Maps, Atlases, Charts and "Cartefacts" from Jonathan Potter Antique Maps

Jonathan Potter Limited Antique Maps has issued their Catalogue Summer 2011, subtitled A Fully Illustrated Selection of Antique Maps, Atlases, Celestial Charts, Curiosities & Cartefacts. Cartefacts? We recognize the other terms, but Potter gives us a definition for the unfamiliar "cartefacts":  "any object with a map, chart or plan applied, which serves a purpose other than just providing spatial information." Examples of "cartefacts" to be found in this catalogue are plates, coffee mugs, handkerchiefs and pincushions with maps printed on them. Here, now, are a few of the traditional, and unusual, maps and charts to be found within this latest catalogue from Jonathan Potter.

 

We will start with the first item, five woodcut maps from an early edition (1540s) of Sebastian Munster's Cosmographia, including the world, Europe, Africa, India, and the New World. This was not a world well understood, except for general shapes of most continents. Indeed, rapidly developing knowledge of the world is demonstrated by differences in continents between area maps and the world map. The most confused map applies to the New World, or the Americas, only just beginning to be understood, barely half a century after its discovery. North America is far smaller than it turned out to be, and what is today the United States is divided, from the Pacific almost to the Atlantic, by a vast inland sea. This error resulted from confusion between the outer banks of the Carolinas and coast, early explorers believing the water between to be an inlet all the way to the Pacific. Priced at £8,500 (British pounds, or roughly $13,577 U.S. dollars).

 

By the latter part of the 16th century, the world was beginning to take better shape. Item 4 is Typus Orbis Terrarum, the third world map to appear in an atlas by Abraham Ortelius - Theatrum Orbis Terrarum, between 1589-1612. In particular, Africa becomes fairly accurate, while South America generally approaches its actual shape. The largest change is in North America, which goes from being the smallest continent to about the same size as Asia and Europe combined. Its large size is due to the then totally unknown nature of the continent's northwest, which was imagined larger than it proved to be. Meanwhile, the mythical inland sea that divided it up has disappeared. What also appears, and became a feature of maps for another two centuries, was a massive southern continent, reaching much farther north than Antarctica in reality does.
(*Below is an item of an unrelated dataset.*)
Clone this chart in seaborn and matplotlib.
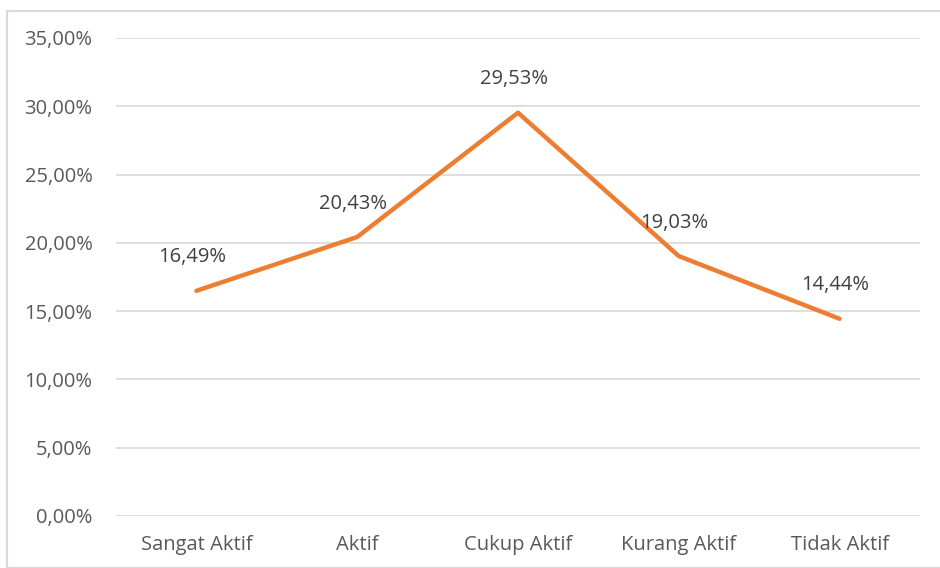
import matplotlib
matplotlib.use('Agg')
import pandas as pd
import seaborn as sns
import matplotlib.pyplot as plt
from matplotlib.patches import Rectangle
from matplotlib.ticker import FuncFormatter

categories = ['Sangat Aktif', 'Aktif', 'Cukup Aktif', 'Kurang Aktif', 'Tidak Aktif']
values = [0.1649, 0.2043, 0.2953, 0.1903, 0.1444]
label_texts = ['16,49%', '20,43%', '29,53%', '19,03%', '14,44%']

df = pd.DataFrame({'kategori': categories, 'persen': values})

sns.set_theme(style='white')
plt.rcParams['font.family'] = ['Open Sans', 'DejaVu Sans']

TEXT = '#595959'
fig = plt.figure(figsize=(9.4, 5.68), dpi=100)
ax = fig.add_axes([116 / 940, 1 - 516 / 568, 804 / 940, 478 / 568])

sns.lineplot(data=df, x='kategori', y='persen', ax=ax, color='#ED7D31',
             linewidth=3.2, sort=False)

ax.set_xlim(-0.5, 4.5)
ax.set_ylim(0, 0.35)
ax.set_yticks([i * 0.05 for i in range(8)])
ax.yaxis.set_major_formatter(FuncFormatter(lambda v, p: f'{v * 100:.2f}%'.replace('.', ',')))
ax.grid(axis='y', color='#D9D9D9', linewidth=1.2)
ax.set_axisbelow(True)
for s in ax.spines.values():
    s.set_visible(False)
ax.set_xlabel('')
ax.set_ylabel('')
ax.tick_params(axis='y', colors=TEXT, labelsize=14.5, length=0, pad=17)
ax.tick_params(axis='x', colors=TEXT, labelsize=14.5, length=0, pad=14)

for i, (v, t) in enumerate(zip(values, label_texts)):
    ax.annotate(t, (i, v), xytext=(-3, 24), textcoords='offset points',
                ha='center', va='center', fontsize=14.5, color='#404040')

fig.patches.append(Rectangle((7 / 940, 0), 1, 1 - 11 / 568, transform=fig.transFigure,
                             fill=False, edgecolor='#D9D9D9', linewidth=1.5))

fig.savefig('out.png', dpi=100)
This continent would remain a feature of most maps until Captain James Cook disproved its existence in the 1770s. £6,800 (US $10,898).

 

The southern continent is particularly noticeable in Ortelius' Maris Pacifici from the Ortelius atlas. The continent runs from just below the South American continent in a northwesterly direction to just south of New Guinea, subsuming Australia and much of the Pacific in the process. Ortelius has added an image of Magellan's ship Victoria to the Pacific. Victoria speaks, starting, "It was I who first circled the world, my sails flying." Victoria was the only one of Magellan's five ships to make it all the way around the world, the others, like Magellan himself, dropping off along the way. Item 60. £7,500 (US $12,017).